There is no appropriate couch to psychoanalyze the West upon, nor a psychologist available to bring the trauma of previous civil wars out in the open. The only critical reviewer is history. WWI and WWII were fought among western powers. China was at that time a prey never subjugated. Now the world is much more complex and dangerous than ever, since nuclear weapons are rolling around either actually or potentially. Are there some criminal minds who even advocate the use of these weapons as the instrumental “final solution” of the West’s quest for total world hegemony? Does the “West” deep down have reached a point of preferring annihilation rather than a diminished role in the world?
Our perceptions of punishment may not work as deterrence for further aggression but on the contrary as reinforcement for more inimical behavior. If we do not adopt an attitude so as to transform our mutual perceptions from threatening to conciliatory, we are in for a rough ride. Russia can destabilize other parts or the world and it can even rekindle conflicts.

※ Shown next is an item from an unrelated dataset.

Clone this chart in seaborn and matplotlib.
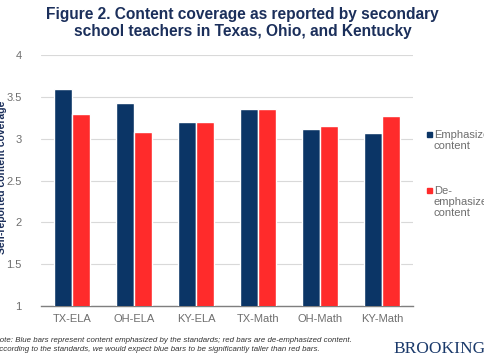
import matplotlib
matplotlib.use("Agg")
import matplotlib.pyplot as plt
import seaborn as sns
import pandas as pd

categories = ["TX-ELA", "OH-ELA", "KY-ELA", "TX-Math", "OH-Math", "KY-Math"]
emphasized = [3.59, 3.43, 3.20, 3.35, 3.12, 3.07]
deemphasized = [3.30, 3.08, 3.20, 3.35, 3.15, 3.27]
series_names = ["Emphasized content", "De-emphasized content"]
yticks = [1, 1.5, 2, 2.5, 3, 3.5, 4]
ytick_labels = ["1", "1.5", "2", "2.5", "3", "3.5", "4"]

df = pd.DataFrame({
    "cat": categories * 2,
    "val": emphasized + deemphasized,
    "series": [series_names[0]] * 6 + [series_names[1]] * 6,
})

sns.set_theme(style="white")
plt.rcParams["font.family"] = ["Liberation Sans", "DejaVu Sans"]

navy = "#0B3566"
red = "#FF2B2B"
grey = "#6E6E6E"

fig = plt.figure(figsize=(4.85, 3.6), dpi=100)
ax = fig.add_axes([41 / 485, 1 - 306 / 360, 372 / 485, 251 / 360])

sns.barplot(data=df, x="cat", y="val", hue="series", palette=[navy, red],
            width=0.58, ax=ax, legend=False, saturation=1, zorder=3)

ax.set_ylim(1, 4)
ax.set_xlim(-0.5, 5.5)
ax.set_yticks(yticks)
ax.set_yticklabels(ytick_labels)
ax.set_xlabel("")
ax.set_ylabel("")
ax.grid(axis="y", color="#D9D9D9", linewidth=0.8, zorder=0)
for s in ["top", "right", "left"]:
    ax.spines[s].set_visible(False)
ax.spines["bottom"].set_color("#7F7F7F")
ax.spines["bottom"].set_linewidth(1.0)
ax.tick_params(axis="both", length=0, labelsize=8, labelcolor=grey, pad=6)
ax.tick_params(axis="y", pad=14)

fig.text(0.5, 1 - 23 / 360, "Figure 2. Content coverage as reported by secondary\nschool teachers in Texas, Ohio, and Kentucky",
         ha="center", va="center", fontsize=11.2, fontweight="bold", color="#1B2F5B", linespacing=1.1)

fig.text(0.004, 1 - 177 / 360, "Self-reported content coverage", rotation=90,
         ha="center", va="center", fontsize=7.5, fontweight="bold", color="#1B2F5B")

# legend
fig.patches.append(plt.Rectangle((427 / 485, 1 - 137 / 360), 5 / 485, 5 / 360,
                                 transform=fig.transFigure, color=navy))
fig.text(434 / 485, 1 - 130 / 360, "Emphasized\ncontent", ha="left", va="top",
         fontsize=8, color=grey, linespacing=1.1)
fig.patches.append(plt.Rectangle((427 / 485, 1 - 193 / 360), 5 / 485, 5 / 360,
                                 transform=fig.transFigure, color=red))
fig.text(434 / 485, 1 - 186 / 360, "De-\nemphasized\ncontent", ha="left", va="top",
         fontsize=8, color=grey, linespacing=1.1)

fig.text(-6 / 485, 1 - 345 / 360,
         "Note: Blue bars represent content emphasized by the standards; red bars are de-emphasized content.\n"
         "According to the standards, we would expect blue bars to be significantly taller than red bars.",
         ha="left", va="center", fontsize=5.7, style="italic", color="#333333", linespacing=1.25)

fig.text(393 / 485, 1 - 349 / 360, "BROOKINGS", ha="left", va="center",
         fontsize=12.5, family=["Liberation Serif", "DejaVu Serif"], color="#1B3A6B")

fig.savefig("out.png", dpi=100)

Ukraine’s history and social make-up point to a civil war-already exploding- and even a further split-up of the country, if the Russophobes keep the upper hand in the Ukrainian streets and the Russian in that country call for its dismembering.  
China on the other hand is staying calm and on the fence assessing losses and profits for its long term plan to become an economic power house: “Beijing will also join Washington in handling bilateral ties based on such principles as non-confrontational actions, mutual respect, and win-win cooperation, [President] Xi said.” (Xinhua 24/3/2014). China is asking the acknowledgement of a multipolar world: a new type of major-country relations. Putin, a follower of Thucydides, Machiavelli and Hobbes, after the annexation of Crimea is also staying calm. As realists we know that the West still has a formidable array of weapons in its quiver: economic predominance and an imposing military power. For how long can Russia and China stay calm if the military built-up around Russia and the “Asia Pivot” continues unabated? “Just as Ted Galen Carpenter, a senior fellow at the Cato Institute, warned, it would be Washington's biggest strategic mistake to antagonize two major powers simultaneously when the United States is in the worst confrontation with Russia since the Cold War over Ukraine.” (Xinhua April 28 2014) concerning America’s “pivot to Asia”. New sanctions target President Putin and his acolytes. It becomes apparent that Washington is up to regime change in Russia. Upon this we have China’s response: "Imposing sanctions is not helpful in terms of solving the problem. It will only exacerbate the tension. We call for all parties to continue dialogue and negotiation, and promote a political solution. Imposing sanctions goes against the interests of all parties," said Qin Gang, Spokesman of Chinese Foreign Ministry. (Xinhua April 29 2014). “Whoever can understand must understand well” as the ancient Hellenic saying goes.